Even more than the particular reason for
commemoration, I was drawn in by the setting-quiet in atmosphere despite
the traffic nearby-and the mix of people gathered to recognize Joseph
Zehr and his people: men and women of various conservative affiliations,
as made “plain” in their dress; a nondescript over-50 crowd dressed casually
in deference to the heat; and only a smattering of under-50s, which is
regrettably often the case at such events.

Aside from the obvious organizing motifs
of cemeteries, commemoration and historical interpretation, what can one
glean from these two events? Both were, of course, fully in keeping with
a Mennonite propensity (obsession’) for celebrating group anniversaries
and for locating historic events in marked physical places. As a historian,
I rejoiced that Mennonites are continually adding new chapters and nuancing
oft-told stories, thus confirming that historical interpretation is always

But more than that, I was struck by the
dissimilarities in the “people” at the center of these commemorative occasions:
Dutch/Prussian/Russian/Soviet/ Ukrainian Mennonites, now scattered diasporatically
(my own word) around the world, and Swiss/German/Amish/Pennsylvania German/Upper
Canadian/Ontario Mennonites rooted for 200 years in southwestern Ontario.
That they hold to some commonalities attributed to a 500-year old Anabaptist
tradition is true, but beyond that I wonder. They seem as different to
me as purple clematis and yellow pine. Though one event was held outside
of Canada altogether, and the second marked an era before Canada as a
nation existed, both cemeteries carry meaning for how Canadian Mennonites
today identify themselves.

Literary theorist Linda Hutcheon has suggested
that the signature characteristic of Canadian writing, and indeed thinking,
is irony. The continual search for an elusive Canadian identity is evidence
of such irony, since the “question without answer” itself is increasingly
the only viable definition of the Canadian soul. And the more pressing
the identity question becomes in this age of fragmentation, the more elusive
the answer. The Canadian self-perception is reflexive, arrived at mainly
in reaction to that cultural entity south of the border, or in the working
out of regional and individual relationships in a bi/multi-lingual and
bi/multi-cultural nation. The ironic voice and the use of parody, says
Hutcheon, serve to subvert authority that claims to have a “a single and
final meaning” and is also used to contest dominant conventions.[3]
I am reminded of one Canadian’s response to the American concern that
the new “Mennonite Church U.S.” be called “Mennonite Church U.S.A.” This
voice from the north suggested we thus name our own national conference
body, “Mennonite Church Canada, eh'” Here irony functions to poke fun
at oneself even while the real jab is directed elsewhere.

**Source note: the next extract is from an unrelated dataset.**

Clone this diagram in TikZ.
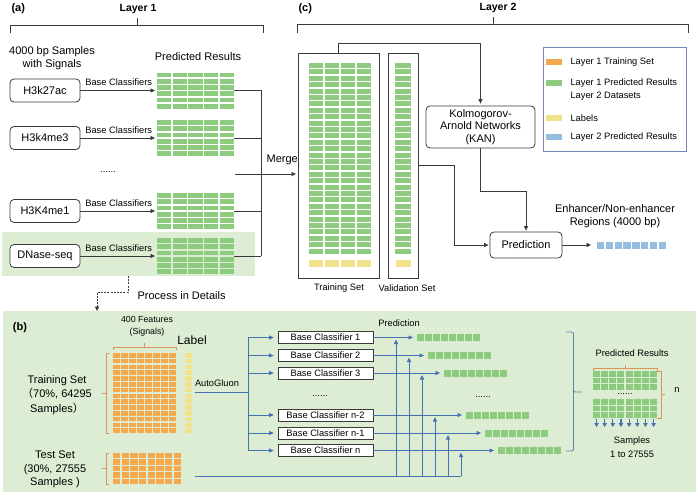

Can one extend to Canadian Mennonitism
this ironic sense of a political state built of multiple identities desperately
seeking a sense of nationhood? Indeed, it is ironic that I can attend
commemorative services with Russian Mennonites in Ukraine and Swiss Amish
Mennonites in Woolwich township and somehow feel that both of these are
“my people.” It is in fact ironic that these two bear any resemblance
to one another at all. A recent book by historian Royden Loewen brings
together edited diary excerpts of both Russian and Swiss Mennonites written
in turn-of-the-century Canada.[4]
The actual fact of bringing these two ethnic streams together in a historical
work that is not a survey is remarkable. But it is striking that their
commonalities lie not so much in their Anabaptist ancestry but in the
fact that they share the daily rhythms of rural life and also the mindset
of farmers, immigrants, small town entrepreneurs, men, women, old and
young. The diarists are interpreting the world which they inhabit through
lenses that are multi-layered or perhaps multi-colored, and “Mennonite”
is just one of those layers.

Those layers of personal and group self-definition
also include historic space/time and geographic place. I’m increasingly
convinced that Mennonite identit(ies) are quite localized, and committed
only in principle to large notions of “peoplehood.” The 1998 “One People,
Many Voices” conference on Mennonite historical writing in the United
States and Canada, though varied in content, by its very title suggested
a nostalgia for normative notions of peoplehood when evidence for any
kind of normativity is ever more ephemeral. The conference was ironically
located in Abbotsford, British Columbia, where Mennonite identity is particularized
very much by time and place and worked out with reference to conservative
political ideologies and relations (or non-relations) with the other dominant
ethno-religious population group, Sikhs from the Punjab. But here again
I have stereotyped and neglected a stunning range of response to just
two sites of contestation.

And, though I swore-nay, affirmed-for
myself that I wouldn’t mention the “i” word, this is why I find the intensity
of feeling over Mennonite Church and General Conference integration so
puzzling. It may make sense from the perspective of institutional efficiency,
but will it in fact just be a mask for ongoing divergence over particular
issues (we all know what those are) and create a generic Mennonite entity
that is just more mainstream? I also wonder if the diminution of historic
divergence may in fact have the ironic result of lessened interest in
the histories of Mennonites who join from “other” ethnic and religious
traditions. Most important, I wonder if there are really grounds for mergers
between regional bodies, one of which may have welcomed gay and lesbian
Mennonites and ordained women ten and twenty years ago, respectively,
and another that continues to reject the former and grapple misogynistically
with the latter. That we don’t equate such issues with “core” beliefs
actually makes me skeptical that any such core exists at all, despite
the valiant efforts of some theologians and historians to arrive at such.
Perhaps it is all about historical memory, after all.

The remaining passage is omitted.